Man for the big moment
DARREN MATTOCKS reckons he’s a man for the big moment.
As a schoolboy, he did it for Bridgeport High to lift the Manning Cup title.
Year-end at the regional championship, he scored one goal in Jamaica’s victory to lift the Caribbean title.
At the CONCACAF Gold Cup, and Copa America he had gone goalless for a total of seven matches.
Then came Wednesday’s semi-final against hosts United States and the super confident striker hits the mark, handing the Reggae Boyz a lead they stretched through Giles Barnes’ goal to emerge 2-1 victors.
“Perfect timing. They always say big players step up when it matters most. I think it was perfect timing to beat America in America in the semi-final. It’s just spectacular, it’s just perfect timing heading into the final. Hopefully we can get a goal or two and take it home,” he said of Jamaica’s historic win, their first over the Americans in their country.
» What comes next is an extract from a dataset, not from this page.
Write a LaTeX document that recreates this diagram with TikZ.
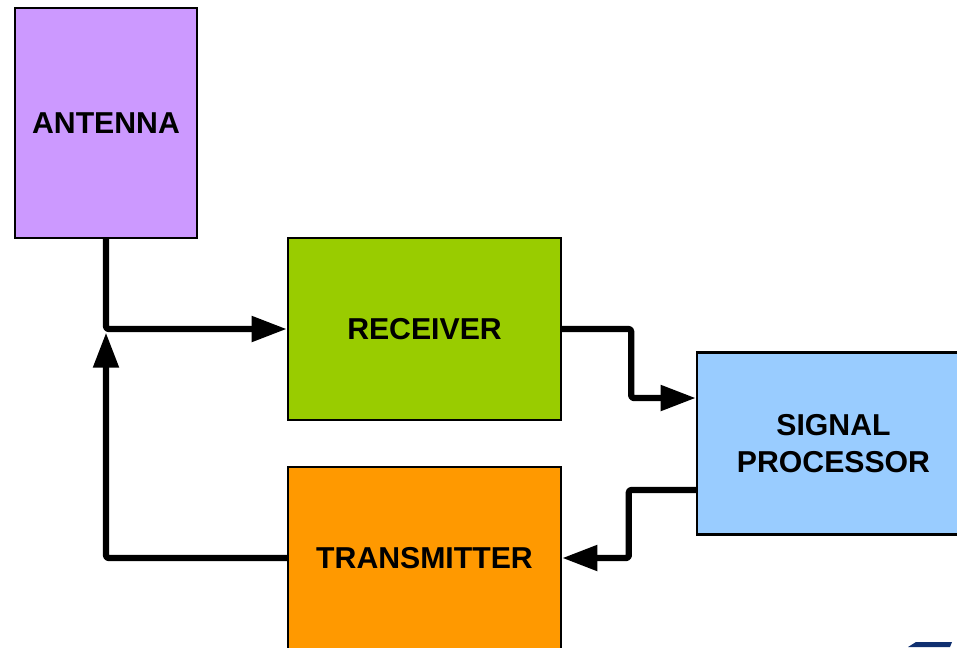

“I think I’ve got luck on my side when I play against America. I’ve played against them three times and I’ve beaten them twice,” he admitted. “But to beat them in America in a Gold Cup semi-final speaks volumes where Jamaica’s football has been and is going because we had never done that before. That’s something that’s going to be in history forever, no one can take that from us.”
It has also given the Jamaicans another bite at history, as it’s the first time they have qualified for the Gold Cup final, being the only Caribbean team to do so.
On Sunday evening when they tackle six-time winners Mexico in the final, Mattocks, who carefully pointed out that the team’s goals come first, says they’re optimistic, but respectful.
We’re heading into the final high on confidence, but at the same time very respectful of a good Mexico team. We’re not going to take any team for granted. We’ve shown that all tournament long - we respect all our opponents, but at the same time we’re going for the victory.”
In terms of his own form, the striker didn’t see himself as struggling before hitting the US target with a 31st minute header off Kemar Lawrence’s long throw.
“I wouldn’t say struggling. Strikers who struggle are strikers who don’t create chances. Once you’re creating chances then it’s just a matter of time before it falls into place and that’s exactly what happened,” he explained.
“The biggest thing for a striker is to score, but once you’re creating chances and helping the team (that’s fine) because it’s not all about goalscoring; it’s about helping the team, holding up the ball, doing defensive work and I’ve been doing that for the whole tournament.
“When it matters most big players step up, like I did in the semi-finals, and come Sunday that’s what I’m looking to do again.”
The final kicks off at 7:30 p.m.(6:30 p.m. Jamaica time) at Lincoln Financial Field here and he said the Reggae Boyz’s goal is to win.
“To be honest, I just want to win this thing. I think it’s something the entire country is going to be proud of. Obviously, as a striker you want to score. To score a goal would be fantastic but the bigger picture is to win this thing,” said the Vancouver Whitecaps striker.
“We’re not satisfied by beating America. Our eyes were on the prize from day one and thanks be to God, we’re just going to continue what we’ve been doing, first of all putting God first, then team work, team ethics and our work rate is going to show that we want this more than anyone else.”